Picower’s work is open source so that teachers can access it. And unlike most EEF research, it is qualitative – looking into case-studies of elementary curriculum sequencing – to examine the ‘how’ and ‘why’ of teaching material that addresses social injustice. The American elementary context is only problematic in the respect that Secondary teachers may need to collaborate across disciplines whereas Primary teachers have more flexibility within their own practice. This limitation aside, Picower’s work is game changing for middle and senior leaders with curriculum development responsibilities.


Her six steps for sequencing material related to social injustice are as follows:


  1. Self love and knowledge: “provides students with the historical background knowledge to recognize the strengths and resiliency of their communities.”
  2. Respect for others: “students gain respect for the history and characteristics of people different from themselves.

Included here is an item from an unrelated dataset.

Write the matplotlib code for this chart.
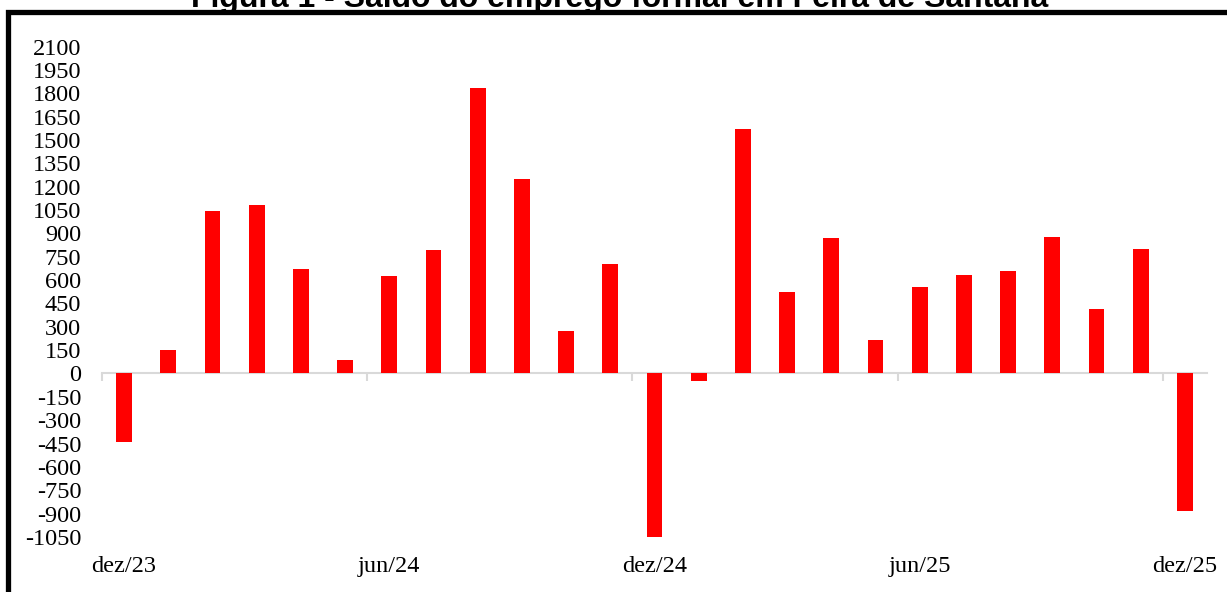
import matplotlib.pyplot as plt
import matplotlib.transforms as mtransforms
from matplotlib.patches import Rectangle

# dados: saldo mensal do emprego formal (dez/23 a dez/25)
meses = ["dez/23", "jan/24", "fev/24", "mar/24", "abr/24", "mai/24", "jun/24",
         "jul/24", "ago/24", "set/24", "out/24", "nov/24", "dez/24",
         "jan/25", "fev/25", "mar/25", "abr/25", "mai/25", "jun/25",
         "jul/25", "ago/25", "set/25", "out/25", "nov/25", "dez/25"]
saldo = [-440, 148, 1045, 1080, 672, 88, 625, 795, 1835, 1247, 272, 704, -1049,
         -47, 1572, 525, 869, 218, 553, 633, 660, 879, 416, 799, -882]
rotulos_x = ["dez/23", "jun/24", "dez/24", "jun/25", "dez/25"]
yticks = list(range(-1050, 2101, 150))

plt.rcParams['font.family'] = ['Liberation Serif', 'DejaVu Serif']

fig = plt.figure(figsize=(12.27, 5.92), dpi=100)
ax = fig.add_axes([0.0831, 0.0931, 0.9006, 0.828])

x = list(range(len(meses)))
ax.bar(x, saldo, width=0.36, color="#ff0000", edgecolor="none", zorder=3)

ax.set_xlim(-0.5, len(meses) - 0.5)
ax.set_ylim(-1050, 2100)
ax.set_yticks(yticks)
ax.set_yticklabels([str(v) for v in yticks], fontsize=17.5)
ax.tick_params(axis='y', length=0, pad=15)

# eixo x na linha do zero, com marcas entre os semestres
for s in ['top', 'right', 'left']:
    ax.spines[s].set_visible(False)
ax.spines['bottom'].set_position(('data', 0))
ax.spines['bottom'].set_color("#d9d9d9")
ax.spines['bottom'].set_linewidth(1.5)
ax.set_xticks([])
ax.set_xticks([-0.5, 5.5, 11.5, 17.5, 23.5], minor=True)
ax.tick_params(axis='x', which='minor', direction='out', length=6,
               width=1.5, color="#d9d9d9")

# rótulos do eixo x na parte de baixo do gráfico
trans = mtransforms.blended_transform_factory(ax.transData, ax.transAxes)
for lab in rotulos_x:
    ax.text(meses.index(lab), -0.06, lab, transform=trans, ha='center',
            va='center', fontsize=17.5)

# moldura e título (cortado no topo)
fig.patches.append(Rectangle((7.5 / 1227, -0.1), 1.2, 1.1 - 12 / 592,
                             transform=fig.transFigure, fill=False,
                             edgecolor="black", linewidth=3.8))
fig.text(0.505, 1 - 6.5 / 592, "Figura 1 - Saldo do emprego formal em Feira de Santana",
         ha='center', va='baseline', fontsize=23, fontweight='bold',
         family=['Liberation Sans', 'DejaVu Sans'])

fig.savefig("out.png", dpi=100)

By building on the natural empathy of children, teachers encourage students to care about “unfair” conditions that have affected others.”
  3. Issues of social injustice: “a critical examination of how identities impact people’s lived and material conditions. Students explore historical and current issues of social injustice, allowing them to identify “isms” and to decide whether they find these “fair.”
  4. Social movements and social change: “teaches students about how people have fought against oppression through social movements. Students learn that things don’t have to be how they are; unfair conditions can be changed, and students can contribute to that change.”
  5. Awareness raising: “students engage in activities that increase the awareness of others in their community about the social issues they are studying.”
  6. Social action: “students have the opportunity to experience what it means to struggle for justice by engaging in social action themselves.”


At Bristol Cathedral, our Decolonising Hub is looking at how we can work cooperatively across all disciplines to ensure these six points are used in an order which empowers students to change their world for the better. We noticed that no 1 & 2 are often combined when we teach any of our subjects as global disciplines. History, English, Geography, Citizenship and PSHE seem best placed to address 3 and 4. Art, Drama and Music seem well placed to contribute meaningfully to no 5 and 6. This year our goal is an exhibit that celebrates student work across the curriculum following Picower’s six steps.

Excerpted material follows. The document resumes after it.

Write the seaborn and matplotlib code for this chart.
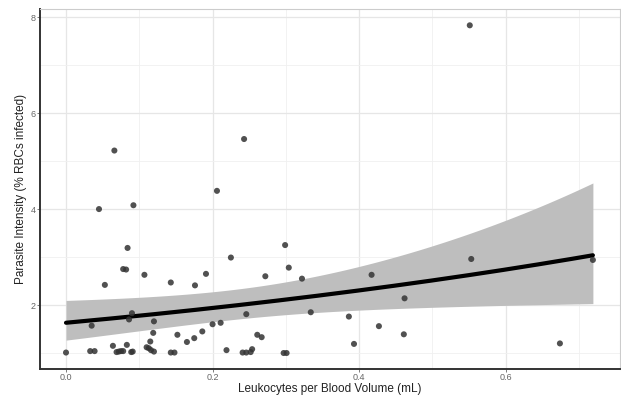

As an example of how to do this in one discipline, our History department addresses this sequence in KS3 by teaching Africa Kingdoms in year 7, the Bristol involvement in the slave trade in year 8, and the Haitian Revolution in year 9. Students first learn about the academic, artistic and economic achievements of African kingdoms before learning about how Black Africans were exploited – so the limited Euro-centric narrative of the white man’s burden is robustly challenged. We also consider the cost of choosing oppression / exploitation over symbiotic trade and collaboration.


With the Haitian Revolution, students understand how an oppressed people were able to overcome tyranny. Black people are not simply represented as unfortunate victims saved by British emancipation, but as having agency and preceding British emancipation with their own by three decades.


To apply a micro-lense to sequencing, I’ve used Picower to think about how I present disturbing context for English texts in single lessons. For example, in the EMC’s excellent collection Diverse Shorts, the story “Brownies” by ZZ Packer addresses white beauty standards and the impact on young Black girls in 1980s USA. I use a video of the doll test to help students understand and empathise with the Black characters in the story.


This video shows several Black children point to a white (as opposed to a Black) doll when asked which is beautiful and good. The moment when Black children each identify themselves as the Black doll afterwards is deeply upsetting, and could serve to normalise these attitudes further if not preceded by content which shows this behaviour to be the likely effect of racist representations in mainstream media – and therefore in error.


So this year I started with the Black Panther’s Black is Beautiful movement in the 60s, and we looked at several examples of Black beauty across film and art (Step 1: Self Love / Knowledge and Step 2: Mutual Respect). Once we had looked at the qualities of these examples and why they were so successful in influencing style, we then discussed their awareness of these movements, and the extent to which Black beauty is mainstreamed in TV, film and advertisements. At this point, I showed the doll test (Step 3: Social Injustice).


Students were just as visibly moved by the doll test as in previous years, if not more so. But in our discussion afterwards, there was less a sense of defeat and pity and more of an understanding that feelings of inadequacy are down to mainstream media, and how race is represented. If Black beauty and excellence were represented more in the mainstream, the doll test might yield different results.


This level of thinking is not only ‘top band’ in terms of contextual analysis, but empowers students to challenge unfair and harmful narratives on the basis that there are better, richer narratives.


Many curriculum designers now recognise the benefits of sequencing knowledge using narratives for long-term memory (i.e. evidenced learning). But Picower’s work is also needed to unlock the agency of students to use that knowledge for meaningful social change.